If I could locate people whose body formed in similar ways that mine did, I could discuss this topic on its most REAL and important level. For starters, my guess is that as a whole we are far less egotistical, self-centered, self-possessed, self-righteous, arrogant, greedy and selfish than are many others who live in ‘that other world’.
We survivors could get together and talk about ‘them’ from our point of view with the information that OUR body tells us and come up with conclusions that very few in ‘that’ world would want to hear — I guarantee it!
If we could escape together from our quarantine in the ‘pathological’ pantry, we could discover our own wisdom — and what I suspect we would find as a group is that we are very closely connected in our experience (and in our body) to our specie’s ancestors — the Most Ancient Ones who lived in a world and during a time when most certainly nobody assumed anyone was ‘safe and secure’ for very long!
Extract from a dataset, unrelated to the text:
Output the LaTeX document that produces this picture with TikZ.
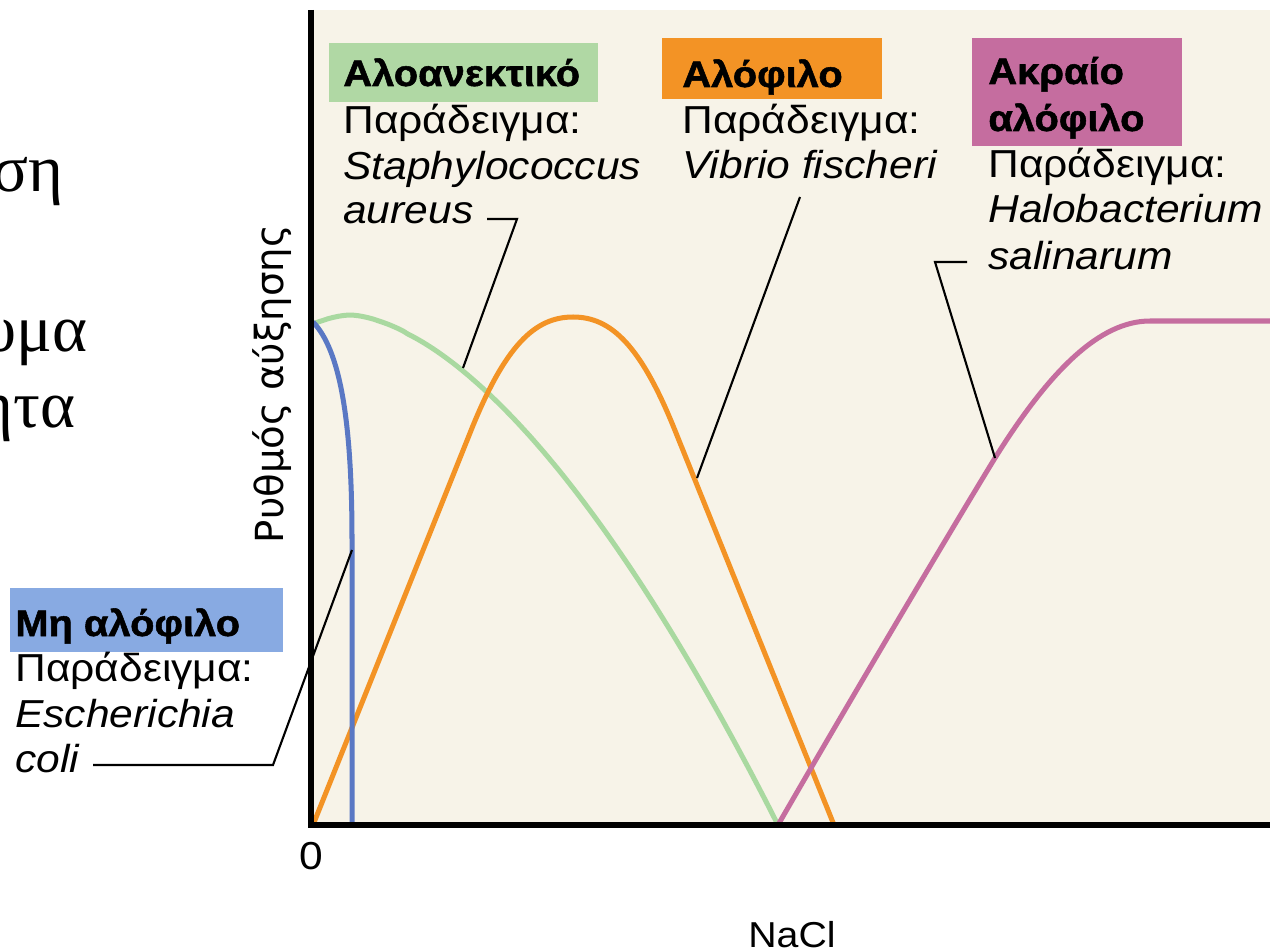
\documentclass[tikz,border=0pt]{standalone}
\usepackage{fontspec}
\setmainfont{Liberation Sans}
\newfontfamily\labfont[FakeStretch=1.09]{Liberation Sans}
\newfontfamily\ttlfont[FakeStretch=1.08, FakeBold=1.4]{Liberation Sans Bold}
\newfontfamily\axfont{DejaVu Sans}
\newfontfamily\serfont{Liberation Serif}
\usetikzlibrary{fit}
\definecolor{bgc}{HTML}{F7F3E8}
\definecolor{gboxc}{HTML}{B0D8A4}
\definecolor{gcurvec}{HTML}{A9D9A0}
\definecolor{oboxc}{HTML}{F39325}
\definecolor{pboxc}{HTML}{C56D9F}
\definecolor{bboxc}{HTML}{88AAE2}
\definecolor{bcurvec}{HTML}{5A78C4}
\begin{document}
\begin{tikzpicture}[x=0.02cm,y=-0.02cm,
  txt/.style={anchor=base west, inner sep=0pt, font=\labfont\fontsize{22.2}{26}\selectfont},
  ttl/.style={txt, font=\ttlfont\fontsize{21}{26}\selectfont},
  ital/.style={txt, font=\labfont\itshape\fontsize{22.2}{26}\selectfont},
  colbox/.style={inner sep=0pt, draw=none},
  curve/.style={line width=2.85pt},
  callout/.style={line width=1.2pt, black},
  frag/.style={anchor=base east, inner sep=0pt, font=\serfont\fontsize{38}{40}\selectfont}]
\useasboundingbox (0,0) rectangle (1270,952);
% plot background
\fill[bgc] (311,10) rectangle (1275,825);
% curves
\draw[curve, gcurvec] plot[domain=313:778, samples=94] (\x, {315+510*max(abs((\x-350)/428),0.0001)^1.658});
\draw[curve, oboxc] (313,825) -- (470,433) .. controls (505,345) and (535,317) .. (573,317)
   .. controls (611,317) and (641,345) .. (676,433) -- (834,825);
\draw[curve, pboxc] (778,825) .. controls (850,700) and (960,515) .. (995,458)
   .. controls (1050,370) and (1100,321) .. (1150,321) -- (1275,321);
\draw[curve, bcurvec] (313,322) .. controls (340,350) and (352,420) .. (352,540) -- (352,825);
% axes
\draw[line width=3.4pt] (311,10) -- (311,825) -- (1275,825);
% coloured title boxes
\node[colbox, fill=gboxc, fit={(329,43) (598,102)}] (gbox) {};
\node[colbox, fill=oboxc, fit={(662,38) (882,99)}] (obox) {};
\node[colbox, fill=pboxc, fit={(972,38) (1182,146)}] (pbox) {};
\node[colbox, fill=bboxc, fit={(10,588) (283,652)}] (bbox) {};
% green group
\node[ttl] (gt) at (343,86) {Αλοανεκτικό};
\node[txt] (gp) at (343,134) {Παράδειγμα:};
\node[ital] (gs1) at (343,180) {Staphylococcus};
\node[ital] (gs2) at (343,224) {aureus};
% orange group
\node[ttl] (ot) at (682,87) {Αλόφιλο};
\node[txt] (op) at (682,134) {Παράδειγμα:};
\node[ital] (os) at (682,179) {Vibrio fischeri};
% pink group
\node[ttl] (pt1) at (988,84) {Ακραίο};
\node[ttl] (pt2) at (988,131) {αλόφιλο};
\node[txt] (pp) at (988,178) {Παράδειγμα:};
\node[ital] (ps1) at (988,223) {Halobacterium};
\node[ital] (ps2) at (988,270) {salinarum};
% blue group
\node[ttl] (bt) at (15,636) {Μη αλόφιλο};
\node[txt] (bp) at (15,681) {Παράδειγμα:};
\node[ital] (bs1) at (15,727) {Escherichia};
\node[ital] (bs2) at (15,772) {coli};
% callouts
\coordinate (ea) at (93,765);
\coordinate (eb) at (273,765);
\coordinate (ec) at (352,550);
\draw[callout] (ea) -- (eb) -- (ec);
\coordinate (sa) at (487,219);
\coordinate (sb) at (517,219);
\coordinate (sc) at (463,368);
\draw[callout] (sa) -- (sb) -- (sc);
\coordinate (va) at (800,197);
\coordinate (vc) at (697,478);
\draw[callout] (va) -- (vc);
\coordinate (ha) at (967,262);
\coordinate (hb) at (935,262);
\coordinate (hc) at (995,458);
\draw[callout] (ha) -- (hb) -- (hc);
% axis labels
\node[rotate=90, anchor=base, inner sep=0pt, font=\axfont\fontsize{22}{24}\selectfont] (ylab) at (283,384) {Ρυθμός αύξησης};
\node[txt, anchor=base] (zero) at (311,869) {0};
\node[anchor=base, inner sep=0pt, font=\labfont\fontsize{20.5}{24}\selectfont] (nacl) at (792,947) {NaCl};
% cropped slide text
\node[frag] (f1) at (64,192) {ση};
\node[frag] (f2) at (88,352) {υμα};
\node[frag] (f3) at (76,427) {ητα};
\end{tikzpicture}
\end{document}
THOSE Most Ancient Ones? I feel proud to think that I have developed in such a way that I could share along with them what OUR reality is like.
That we as survivors, and WE as the Most Ancient Ones were NEVER a part of the PAMPERED group does NOT make us damaged, ill or pathological! In fact, people from ‘that’ world might find us downright frightening (Are they envious of us?) in our power, our strength, our resilience, our toughness, our determination, our courage and our endurance. We know things that PAMPERED people are not likely to know in their lifetime — and what WE know is built into our body down to our essential core.
So what if we experience life differently, remember differently, gather different information and process it differently than those who have always lived in ‘that’ world?
Somebody needs to expand their thinking, and I am not at all sure that it is the severe abuse survivors that most need to do this. Every attitude that belittles us, judges us, criticizes us, condemns us and does NOT value, honor and respect not only WHO we are as beings in the world but HOW we are beings in the world is a victim of their own ignorance, bias, stereotyping, prejudice and superstition.
IN FACT, we severe infant-child abuse survivors are probably the closest to being physiological SUPERHEROES as our current generations of humans are ever going to know!
The problem seems to be for me that I can’t find the boat with my own kind on it. I am left feeling pretty darned alone with this information. Those superhero ancestors of ours that were tough enough to endure so that our species is still here are pretty silent these days! But what they knew we know — how to endure the unendurable to the end of our days.
That’s not a trivial project, folks! Infant-child abuse survivors share with our Most Ancient ancestors the most important piece of information any living being can have. In spite of all the distractions one might encounter along life’s way only one single thing matters: Keep moving forward — no matter what!
So, I will no longer take a bite of, put into my mouth (mind), chew on, nor swallow any information about myself (self-help or not) that in any way discounts not only WHO I am, but HOW I am in the world. I will no longer believe that I am flawed, damaged, mentally ill or pathological because I am not like the Pampered People are. I will not try to change myself to be more like them just because they determine that I need to.
I WILL attempt to learn as much as I can about myself so that I can empower myself to be a better me living a better life. The Pampered People can obviously also do what they want to do, but I now understand that what they know, how they know it, what they believe, and how they might judge me has NOTHING to do with me — and it never did.
We survivors are no more pity-able or pathetic than our Most Ancient Ancestors were — and THIS thought does NOT contribute to my sadness — not even one single, tiny bit! Hooray!